Imagine um gadget
que deixa você invisível, que te permite conviver com as pessoas sem ser visto,
a la Harry Potter. Talvez você nem se
dê conta, mas é provável que tenha um e use diariamente sem nem perceber. Eu
uso uma capa da invisibilidade!
Tem ficado cada vez mais claro para mim que a maioria de nós
só sai de casa usando uma delas. São pouquíssimos que se permitem ser vistos
como, de fato, são. Em público projetamos uma imagem, vivemos sob um escudo
protetor para salvaguardar nossos frágeis egos. Hologramas distorcidos
esforçando-se para serem amados e respeitados, no fundo apavorados de serem
desmascarados, revelados em sua vulnerabilidade.
A cultura do consumo, a mídia, nossos pais, todos tentam nos
vender a falsa ideia de que somos todos especiais, líderes, fodões, infalíveis!

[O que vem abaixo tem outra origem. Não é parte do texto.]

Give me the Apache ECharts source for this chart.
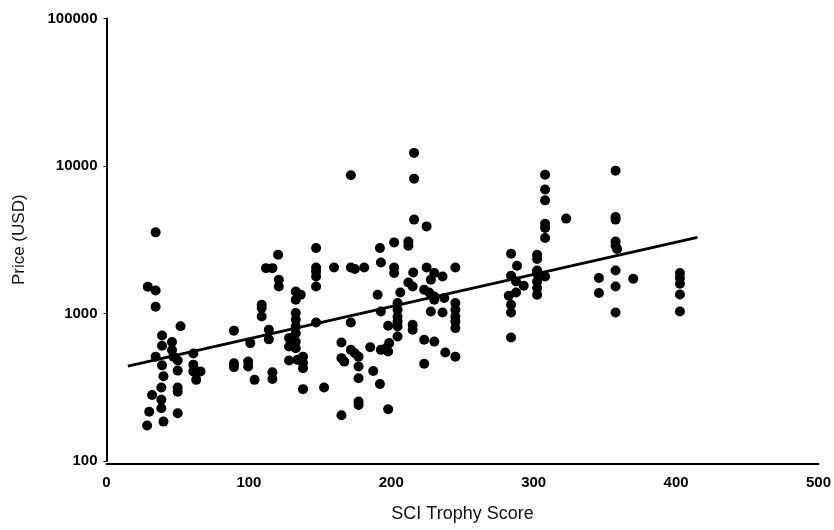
<!DOCTYPE html>
<html>
<head>
<meta charset="utf-8">
<script src="https://cdn.jsdelivr.net/npm/echarts@6/dist/echarts.min.js"></script>
<style>
html,body{margin:0;padding:0;background:#fff;}
#chart{width:834px;height:530px;}
</style>
</head>
<body>
<div id="chart"></div>
<script>
// SCI Trophy Score (x) and Price in USD (y)
var scores = [
  34.5,29,34.5,34.5,52,39,46,39,46,34.5,47,61,39,50,50,61,61,66,63,40,38.5,50,50,32,38.5,38.5,30,50,40,28.5,89.5,89.5,89.5,
  101,99.5,99.5,104,109,109,109,112,116.5,114,114,116.5,116.5,120.5,121,121,
  216,171.6,216,216,224.8,147.2,192,202,212,212,
  147.2,147.2,147.2,147.2,159.8,171.6,174.4,181,192.7,202,202,215.4,224.8,245,230.2,236,212,215,227.8,223.1,226.6,230.2,230.2,237.2,
  132.9,136.4,132.9,190.4,206.3,
  245,245,245,245,245,
  204.4,204.4,204.4,204.4,204.4,204.4,
  227.8,236,192.7,
  132.9,132.9,132.9,132.9,132.9,132.9,
  147.2,171.6,215,215,197.8,
  128.2,128.2,223.1,230.2,165,171.6,174.4,185.2,192.7,196.2,198.5,197.8,237.9,245,
  128.2,134.1,138,138,138,165,167,177,177,223.1,187.3,177,192,138,152.8,177,177,197.8,165,
  308,308,308,357.5,322.8,308,308,308,357.5,357.5,357.5,357.5,358.6,284.1,302.4,302.4,288.3,284.1,302.4,302.4,308,287.6,293,302.4,302.4,302.4,287.6,282.5,284.1,284.1,284.1,345.8,345.8,357.5,357.5,357.5,369.9,402.7,402.7,402.7,402.7,402.7
];
var prices = [
  3550,1520,1430,1110,820,710,640,605,565,510,510,535,445,480,410,450,405,405,355,375,315,315,295,280,260,228,216,211,185,174,765,460,433,
  630,472,437,355,1146,1089,955,2030,2030,775,668,399,360,2500,1694,1525,
  12270,8650,8210,4330,3895,2780,2780,3034,3080,2883,
  2053,1928,1783,1525,2053,2053,2001,2053,2220,2053,1881,1898,2053,2053,1881,1783,1624,1525,1694,1449,1389,1305,1239,1272,
  1410,1340,1239,1340,1389,
  1177,1060,955,883,796,
  1177,1060,955,883,816,698,
  1032,1016,1032,
  1006,906,816,736,645,582,
  869,869,838,775,825,
  681,597,663,645,636,567,538,591,567,582,630,552,544,510,
  480,485,510,461,426,498,472,510,437,456,408,364,333,307,315,253,240,224,204,
  8740,6920,5850,9300,4400,4064,3800,3250,4510,4330,3080,2883,2737,2543,2503,2340,2108,1803,1959,1860,1783,1649,1542,1649,1487,1340,1389,1319,1146,1016,687,1739,1376,1959,1525,1016,1720,1881,1739,1591,1346,1032
];
// fitted regression line end points
var fitScores = [15, 415];
var fitPrices = [440, 3280];
var xTicks = [0, 100, 200, 300, 400, 500];
var yTicks = [100, 1000, 10000, 100000];

var points = [];
for (var i = 0; i < Math.min(scores.length, prices.length); i++) points.push([scores[i], prices[i]]);
var fit = fitScores.map(function (s, i) { return [s, fitPrices[i]]; });

var chart = echarts.init(document.getElementById('chart'), null, {renderer: 'canvas'});
chart.setOption({
  animation: false,
  backgroundColor: '#ffffff',
  grid: {left: 106.5, right: 15.5, top: 18.5, bottom: 69, containLabel: false},
  xAxis: {
    type: 'value',
    min: xTicks[0], max: xTicks[xTicks.length - 1], interval: 100,
    offset: 3,
    name: 'SCI Trophy Score', nameLocation: 'middle', nameGap: 41,
    nameTextStyle: {fontFamily: 'Liberation Sans', fontSize: 18, color: '#111'},
    axisLine: {show: true, lineStyle: {color: '#000', width: 2}},
    axisTick: {show: false},
    splitLine: {show: false},
    axisLabel: {fontFamily: 'Liberation Sans', fontWeight: 'bold', fontSize: 15, color: '#000', margin: 11}
  },
  yAxis: {
    type: 'log', logBase: 10,
    min: yTicks[0], max: yTicks[yTicks.length - 1], splitNumber: 3,
    offset: 3,
    name: 'Price (USD)', nameLocation: 'middle', nameGap: 76,
    nameTextStyle: {fontFamily: 'Liberation Sans', fontSize: 17, color: '#111'},
    axisLine: {show: true, lineStyle: {color: '#000', width: 2}},
    axisTick: {show: true, length: 3, lineStyle: {color: '#000', width: 1}},
    splitLine: {show: false},
    axisLabel: {
      fontFamily: 'Liberation Sans', fontWeight: 'bold', fontSize: 15, color: '#000', margin: 6,
      formatter: function (v) { return String(Math.round(v)); }
    }
  },
  series: [
    {
      type: 'scatter', data: points, symbol: 'circle', symbolSize: 10,
      itemStyle: {color: '#000', opacity: 1}
    },
    {
      type: 'line', data: fit, symbol: 'none', silent: true,
      lineStyle: {color: '#000', width: 3}
    }
  ]
});
</script>
</body>
</html>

O advento dos coaches talvez seja o
ápice disso. Você pode ser tudo o que você quiser, dizem, repetem e insistem. Querer
é poder, o sucesso está aí para todos, martelam convictos.

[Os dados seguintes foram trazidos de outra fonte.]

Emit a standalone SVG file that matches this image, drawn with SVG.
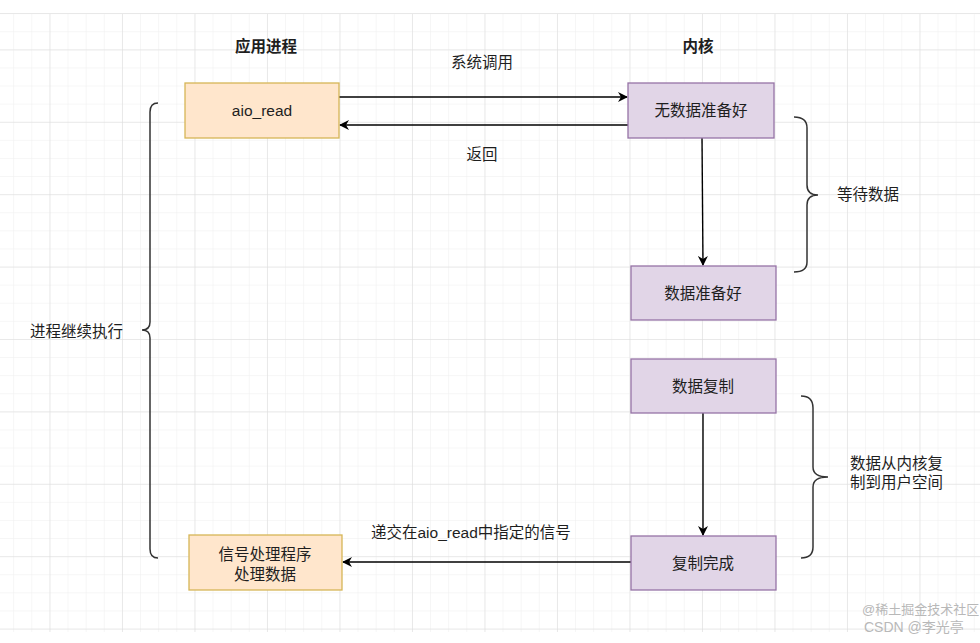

Mas não é bem assim. O fato é que somos todos imperfeitos, limitados,
lidando com medos e desejos biológicos contrapostos à cultura e à moral. É certo
que a maioria de nós tem algum tipo de talento, de potencialidade específica. E
descobrir e desenvolver isso talvez seja mesmo a chave para uma vida mais
completa, mas isso não torna ninguém “diferenciado” dos outros, apenas
individual, apenas diferente. Porque é isso que somos, todos diferentes e
únicos.
Essa pressão por ser o número 1, por ter sucesso, por ser
feliz 100% do tempo, tem sido forte demais, sobretudo em tempos de redes
sociais. Você precisa viajar o tempo todo, beber vinho o tempo todo, ter um SUV
novo na garagem, morar em condomínio de luxo, ter um corpo sarado e frequentar
lugares “diferenciados” (de novo e de novo entre aspas; odeio essa palavra e a
ideia por trás dela).
Penso que uma das consequências de todos usarmos nossas
capas é a quase ausência de contatos reais, de conhecimento verdadeiro dos que
nos cercam. Uma pobreza generalizada nas trocas, nos sentimentos. Com medo de
quebrarmos a cara vez por outra, acabamos vivendo assim, em milhões de tons de
cinza, ao invés das cores de Almodóvar.
Mas, quem sabe, um dia a gente troque de relíquia da morte?
Aposentemos a capa da invisibilidade e passemos a usar sem moderação a pedra da
ressurreição. E primeiro em nós mesmos!